REPUBLIKA.CO.ID, SURABAYA -- Warga di kawasan lokalisasi Dolly dan Jarak, Surabaya, mengibarkan ratusan bendera merah putih setengah tiang menjelang pelaksanaan penutupan lokalisasi terbesar se-Asia Tenggara pada 18 Juni mendatang.
Anggota Front Pekerja Lapang (FPL) Apeng lokalisasi Dolly dan Jarak, di Surabaya, Senin (16/6), mengatakan pemasangan bendera setengah tiang ini dilakukan warga di lima RW Kelurahan Putat Jaya.
"Pemasangan bendera setengah tiang ini simbolis saja. Kami merasa kecewa dan berduka terhadap rencana penutupan yang tetap berjalan," katanya.
Menurut Apeng, sampai detik ini mediasi antara warga dengan Pemerintah Kota Surabaya belum terwujud. Terlebih adanya klaim pemerintah Kota Surabaya penutupan akan berjalan lancar tanpa kendala. "Itu versi mereka. Yang pasti kami tetap bertahan menolak," ujarnya.
Meski begitu, kata Apeng, upaya konfrontasi yang dilakukan belum akan ditunjukkan. Namun, jika Pemerintah Kota Surabaya mulai menunjukkan sikap arogansi, maka perlawanan akan terjadi.
Pendekatan dan realisasi dampak penutupan juga belum dirasakan warga. Justru, fakta yang terjadi pendekatan pemkot dilakukan di luar area lokalisasi, seperti di Gang Sombie, Gunung Keramat, Gang Makam yang berjarak sekitar satu kilometer dari lokalisasi.
"Harapannya nanti diklaim pro-penutupan, dan Risma sudah berhasil nutup. Itu yang dijadikan senjata mereka," kata Yanto salah seorang warga setempat.

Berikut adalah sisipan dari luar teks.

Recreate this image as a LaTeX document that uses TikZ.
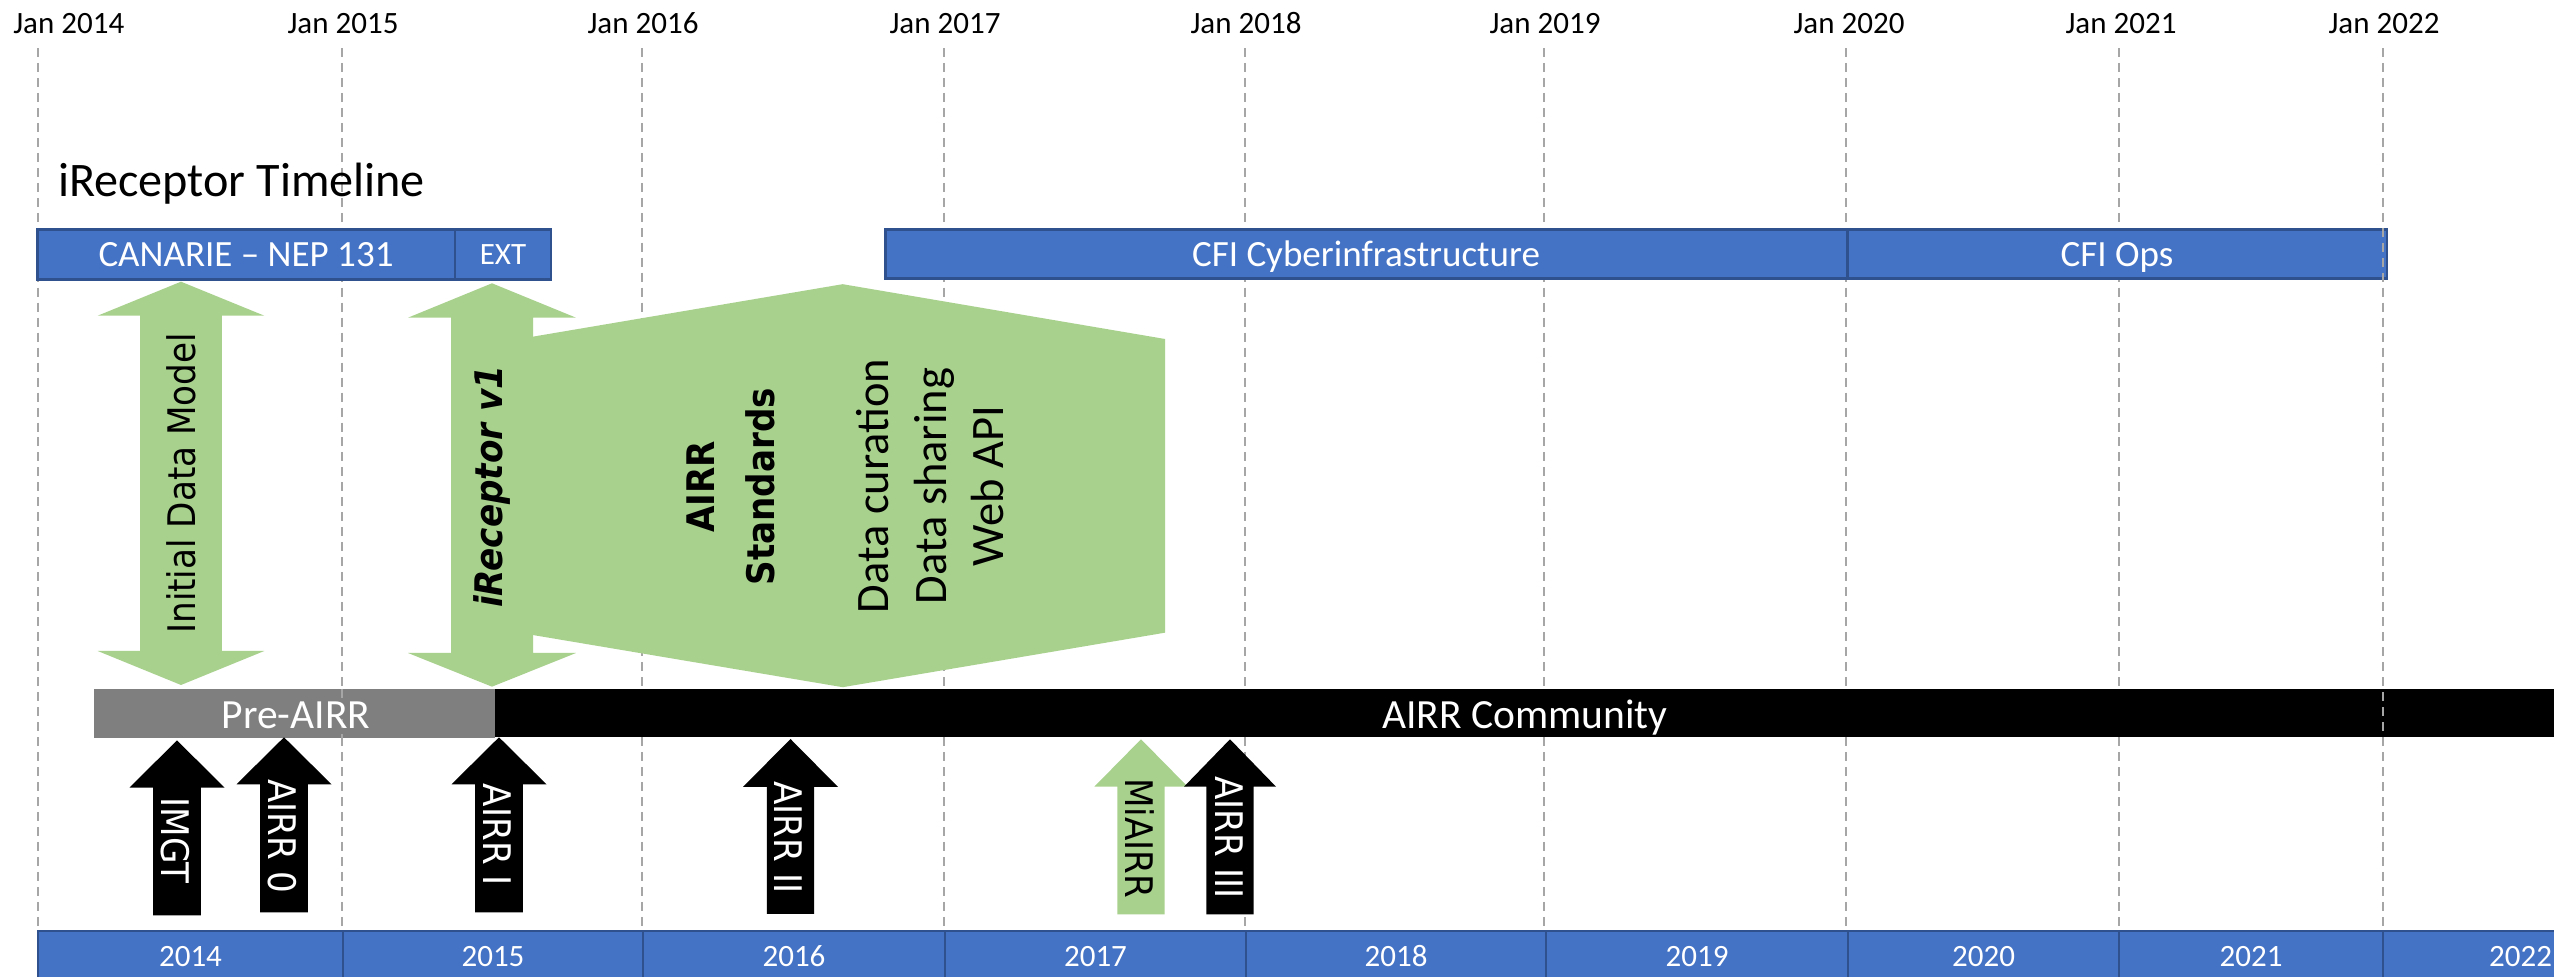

Yanto sendiri berharap tidak terjadi pertikaian. Artinya, suasana kondusif di lokalisasi tetap terjaga. Tidak ada pemasangan atau penyegelan terkait resistensi menolak penutupan.
Wali Kota Surabaya Tri Rismaharini sebelumnya mengatakan rencana perubahan wajah kawasan lokalisasi Dolly yakni dengan membangun sebuah gedung enam lantai.
"Lantai dasar bakal difungsikan sebagai sentra PKL, lantai dua untuk usaha makanan kering, lantai tiga dan empat khusus untuk perpustakaan dan komputer," katanya.